Hace unos días alguien
me comentó que se había aburrido de leer mis actualizaciones en una
red social, pues las consideraba delirantes y poco dignas de un
comunicador: “no sé cómo no te da vergüenza escribir ese montón
de barbaridades”. A la mierda con esa persona. Escribir es también
un artístico manotazo de ahogado, de allí que alguien se engrupa
entremedio, no es asunto mío. Recuerdo, por ejemplo, una vez en que
junto a mi pareja fuimos drogados descaradamente en una cevichería,
llegando a duras penas al departamento. Lo publiqué a modo de aviso
de utilidad pública, y solo obtuve carcajadas, indiferencia,
rechazo. Incluso hubo quien me envió un mensaje privado
preguntándome la dirección para ir por su dosis. No me hablen de
vergüenza: el mundo esta loco.
Únicamente los
fastidiaré con una última definición según nuestros encopetados
amigos de la RAE: “estimación de la propia honra o dignidad”. Me
parece que este significado viene a cerrar lo que hemos comentado
aquí. Finalmente, la vergüenza se relaciona directamente con
nuestra propia valoración de las cosas y de nosotros mismos. Lo
importante, como alguien decía, es no dejar de hacernos preguntas:
¿podemos permitirnos llegar a la oficina con los zapatos cambiados
sin ser tomados por locos?, ¿seríamos capaces de comenzar a vivir
sin prejuicios, sacándole partido al aprendizaje de cada instante?,
¿podríamos recuperar nuestros recursos naturales, nuestras empresas
estratégicas y darles una patada en el culo a las transnacionales,
sin recibir la rabieta de los defensores del actual modelo económico
que nos estrangula a diario?
En fin, creo que es
tiempo de darle una vuelta al temita de la “vergüenza” y hacerla
trabajar para nosotros. Creo en una vergüenza justa y honesta que
acuse nuestros extravíos, que nos hermane en una misma dignidad.
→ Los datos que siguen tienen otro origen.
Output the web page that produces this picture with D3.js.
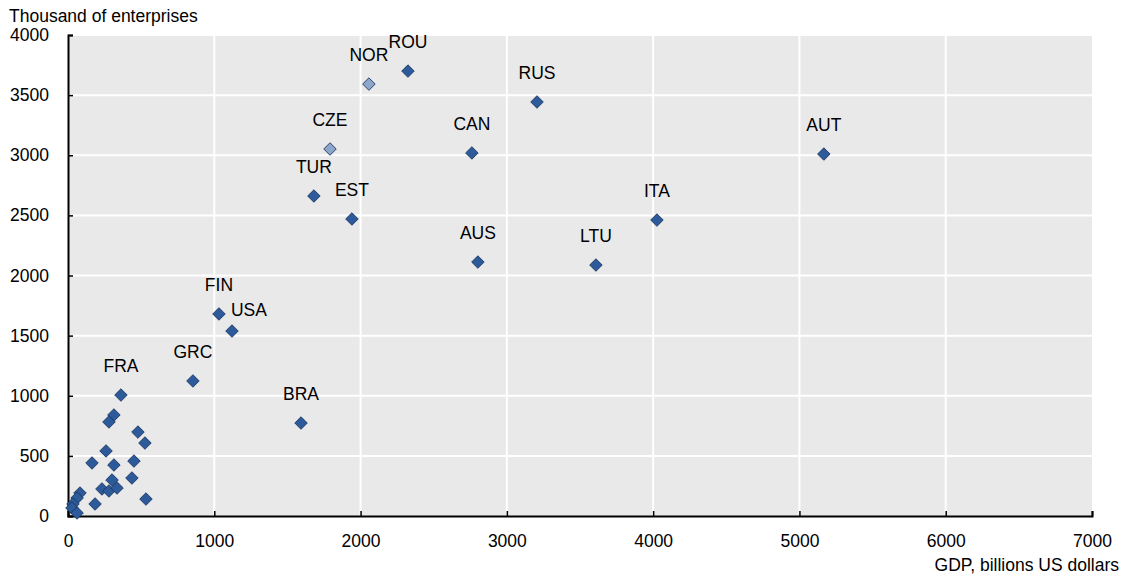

Pero, por favor, las instituciones poco o nada tienen que ver en
ello. Habría que limpiarlas primero. Y a fondo. Debemos despojarnos
de toda esa vergüenza que desde niños se nos inculca, como el miedo
a cuestionarse las reglas y valores que dirigen el mundo, y
devolvérsela a quienes hoy rasgan vestiduras desde sus tronos
marchitos. La libertad, así como el miedo, es peligrosísima cuando
cambia de bando. Dejemos rodar los dados y veamos qué pasa.